WORK TO DO:
Only the lines from the start of the data through the one containing "8.0, 8.2, 8.4, 8.6, 8.8, 9.0, 9.2, 9.4, 9.6, 9.8]" belong in your answer; return them exactly.

RECORDED DATA:
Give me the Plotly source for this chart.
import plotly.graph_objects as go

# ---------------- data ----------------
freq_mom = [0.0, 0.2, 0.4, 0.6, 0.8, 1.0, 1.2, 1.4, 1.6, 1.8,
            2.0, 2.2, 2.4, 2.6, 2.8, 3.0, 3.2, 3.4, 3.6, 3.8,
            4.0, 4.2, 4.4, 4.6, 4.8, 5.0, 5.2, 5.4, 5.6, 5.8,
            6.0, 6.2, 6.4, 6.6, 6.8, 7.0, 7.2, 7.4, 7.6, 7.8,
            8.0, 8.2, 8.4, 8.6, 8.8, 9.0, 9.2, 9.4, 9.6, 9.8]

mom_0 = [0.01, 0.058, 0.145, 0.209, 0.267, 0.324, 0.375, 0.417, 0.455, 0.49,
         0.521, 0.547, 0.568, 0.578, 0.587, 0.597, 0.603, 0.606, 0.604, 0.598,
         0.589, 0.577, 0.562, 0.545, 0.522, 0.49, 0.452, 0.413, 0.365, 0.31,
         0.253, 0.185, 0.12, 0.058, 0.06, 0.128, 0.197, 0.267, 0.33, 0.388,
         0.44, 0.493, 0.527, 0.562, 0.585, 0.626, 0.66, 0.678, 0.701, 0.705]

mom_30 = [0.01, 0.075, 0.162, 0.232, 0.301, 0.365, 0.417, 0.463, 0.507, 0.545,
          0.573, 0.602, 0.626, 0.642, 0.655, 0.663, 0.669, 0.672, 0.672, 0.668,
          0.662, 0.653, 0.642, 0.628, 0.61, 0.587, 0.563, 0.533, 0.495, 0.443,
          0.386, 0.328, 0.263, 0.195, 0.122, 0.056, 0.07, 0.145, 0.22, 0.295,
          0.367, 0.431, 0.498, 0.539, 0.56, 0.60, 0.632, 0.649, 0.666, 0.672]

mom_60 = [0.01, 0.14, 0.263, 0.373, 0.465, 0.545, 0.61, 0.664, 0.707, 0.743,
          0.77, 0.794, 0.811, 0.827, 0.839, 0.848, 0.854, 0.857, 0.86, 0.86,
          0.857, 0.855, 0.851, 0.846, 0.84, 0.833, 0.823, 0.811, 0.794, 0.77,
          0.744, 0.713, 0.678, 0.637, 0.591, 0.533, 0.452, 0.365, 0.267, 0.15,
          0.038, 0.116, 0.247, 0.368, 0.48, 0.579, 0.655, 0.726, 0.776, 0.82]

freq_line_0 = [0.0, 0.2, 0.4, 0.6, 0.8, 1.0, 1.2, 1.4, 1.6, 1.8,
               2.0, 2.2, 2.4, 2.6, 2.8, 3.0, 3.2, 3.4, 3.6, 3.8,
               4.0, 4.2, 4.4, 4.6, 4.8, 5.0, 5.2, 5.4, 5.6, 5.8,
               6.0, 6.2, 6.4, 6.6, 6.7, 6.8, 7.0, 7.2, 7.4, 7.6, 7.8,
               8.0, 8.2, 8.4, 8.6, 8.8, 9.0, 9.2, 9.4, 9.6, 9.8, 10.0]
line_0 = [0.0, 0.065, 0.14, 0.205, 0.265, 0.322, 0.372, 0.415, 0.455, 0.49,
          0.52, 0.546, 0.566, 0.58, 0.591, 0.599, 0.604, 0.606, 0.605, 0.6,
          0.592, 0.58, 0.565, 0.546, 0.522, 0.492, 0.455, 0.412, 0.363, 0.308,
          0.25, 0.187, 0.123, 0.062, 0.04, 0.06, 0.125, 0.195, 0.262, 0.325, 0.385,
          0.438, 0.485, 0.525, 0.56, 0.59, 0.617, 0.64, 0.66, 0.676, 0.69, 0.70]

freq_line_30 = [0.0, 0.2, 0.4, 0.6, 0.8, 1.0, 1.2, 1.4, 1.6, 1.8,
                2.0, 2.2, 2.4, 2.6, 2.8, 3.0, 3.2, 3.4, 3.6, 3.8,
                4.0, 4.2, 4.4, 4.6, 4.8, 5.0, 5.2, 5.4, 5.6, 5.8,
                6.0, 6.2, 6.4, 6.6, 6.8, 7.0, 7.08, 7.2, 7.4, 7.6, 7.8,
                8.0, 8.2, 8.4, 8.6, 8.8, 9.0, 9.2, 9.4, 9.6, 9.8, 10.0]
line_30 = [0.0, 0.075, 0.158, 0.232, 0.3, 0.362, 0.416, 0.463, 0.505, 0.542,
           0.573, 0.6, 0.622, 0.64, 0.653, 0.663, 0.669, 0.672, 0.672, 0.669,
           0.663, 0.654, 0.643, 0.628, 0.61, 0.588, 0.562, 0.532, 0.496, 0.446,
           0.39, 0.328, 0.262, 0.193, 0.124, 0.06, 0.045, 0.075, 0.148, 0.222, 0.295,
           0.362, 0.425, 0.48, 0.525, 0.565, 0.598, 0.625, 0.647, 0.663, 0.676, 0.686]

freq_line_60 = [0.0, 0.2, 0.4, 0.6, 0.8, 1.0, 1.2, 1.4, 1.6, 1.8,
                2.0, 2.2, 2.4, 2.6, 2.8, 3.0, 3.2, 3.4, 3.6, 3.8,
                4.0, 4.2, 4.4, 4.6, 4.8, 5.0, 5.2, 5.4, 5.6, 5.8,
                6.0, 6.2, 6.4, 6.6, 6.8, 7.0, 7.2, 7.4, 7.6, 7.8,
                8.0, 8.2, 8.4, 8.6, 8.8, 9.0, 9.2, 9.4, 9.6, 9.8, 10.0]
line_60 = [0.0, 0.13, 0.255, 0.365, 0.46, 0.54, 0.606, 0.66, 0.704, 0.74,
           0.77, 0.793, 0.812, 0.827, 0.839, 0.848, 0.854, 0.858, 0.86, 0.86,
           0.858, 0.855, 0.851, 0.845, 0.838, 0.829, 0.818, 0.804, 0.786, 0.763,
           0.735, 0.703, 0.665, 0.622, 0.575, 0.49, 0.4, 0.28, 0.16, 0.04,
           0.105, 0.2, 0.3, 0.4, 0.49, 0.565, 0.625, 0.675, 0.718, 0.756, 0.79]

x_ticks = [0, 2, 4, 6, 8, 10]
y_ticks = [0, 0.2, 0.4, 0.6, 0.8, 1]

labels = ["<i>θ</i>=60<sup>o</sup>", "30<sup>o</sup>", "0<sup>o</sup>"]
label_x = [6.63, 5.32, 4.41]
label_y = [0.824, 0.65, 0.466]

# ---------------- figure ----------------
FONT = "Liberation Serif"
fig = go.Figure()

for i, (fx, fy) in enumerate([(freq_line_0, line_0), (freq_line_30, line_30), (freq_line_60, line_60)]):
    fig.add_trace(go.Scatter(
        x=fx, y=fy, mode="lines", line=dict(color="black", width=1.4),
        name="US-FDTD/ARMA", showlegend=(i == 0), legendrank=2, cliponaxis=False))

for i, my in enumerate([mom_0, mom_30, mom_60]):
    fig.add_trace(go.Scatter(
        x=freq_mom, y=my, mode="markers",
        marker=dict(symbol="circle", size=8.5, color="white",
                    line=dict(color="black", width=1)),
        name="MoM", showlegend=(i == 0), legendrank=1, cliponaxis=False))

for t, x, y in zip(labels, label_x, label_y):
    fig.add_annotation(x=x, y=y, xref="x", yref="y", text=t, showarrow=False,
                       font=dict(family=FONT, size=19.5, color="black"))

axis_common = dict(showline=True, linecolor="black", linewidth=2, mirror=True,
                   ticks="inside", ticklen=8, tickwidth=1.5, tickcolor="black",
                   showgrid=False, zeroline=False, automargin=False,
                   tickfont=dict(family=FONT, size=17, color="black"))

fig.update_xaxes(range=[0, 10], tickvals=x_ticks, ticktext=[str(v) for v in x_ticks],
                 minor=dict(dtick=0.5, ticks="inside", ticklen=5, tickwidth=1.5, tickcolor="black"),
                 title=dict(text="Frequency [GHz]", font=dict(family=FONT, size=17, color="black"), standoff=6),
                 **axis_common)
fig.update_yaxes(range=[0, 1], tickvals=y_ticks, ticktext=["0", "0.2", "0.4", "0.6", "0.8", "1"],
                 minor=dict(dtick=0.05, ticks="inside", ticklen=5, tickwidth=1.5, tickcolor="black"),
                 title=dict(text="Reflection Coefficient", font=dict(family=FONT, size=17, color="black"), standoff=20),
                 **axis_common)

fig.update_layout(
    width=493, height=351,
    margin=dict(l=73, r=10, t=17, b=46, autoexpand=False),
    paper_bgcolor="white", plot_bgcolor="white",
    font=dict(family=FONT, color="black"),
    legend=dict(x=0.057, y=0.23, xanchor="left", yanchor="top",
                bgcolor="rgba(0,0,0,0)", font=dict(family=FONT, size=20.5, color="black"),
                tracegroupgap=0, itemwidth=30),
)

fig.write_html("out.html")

EXERCISE RESPONSE:
Give me the Plotly source for this chart.
import plotly.graph_objects as go

# ---------------- data ----------------
freq_mom = [0.0, 0.2, 0.4, 0.6, 0.8, 1.0, 1.2, 1.4, 1.6, 1.8,
            2.0, 2.2, 2.4, 2.6, 2.8, 3.0, 3.2, 3.4, 3.6, 3.8,
            4.0, 4.2, 4.4, 4.6, 4.8, 5.0, 5.2, 5.4, 5.6, 5.8,
            6.0, 6.2, 6.4, 6.6, 6.8, 7.0, 7.2, 7.4, 7.6, 7.8,
            8.0, 8.2, 8.4, 8.6, 8.8, 9.0, 9.2, 9.4, 9.6, 9.8]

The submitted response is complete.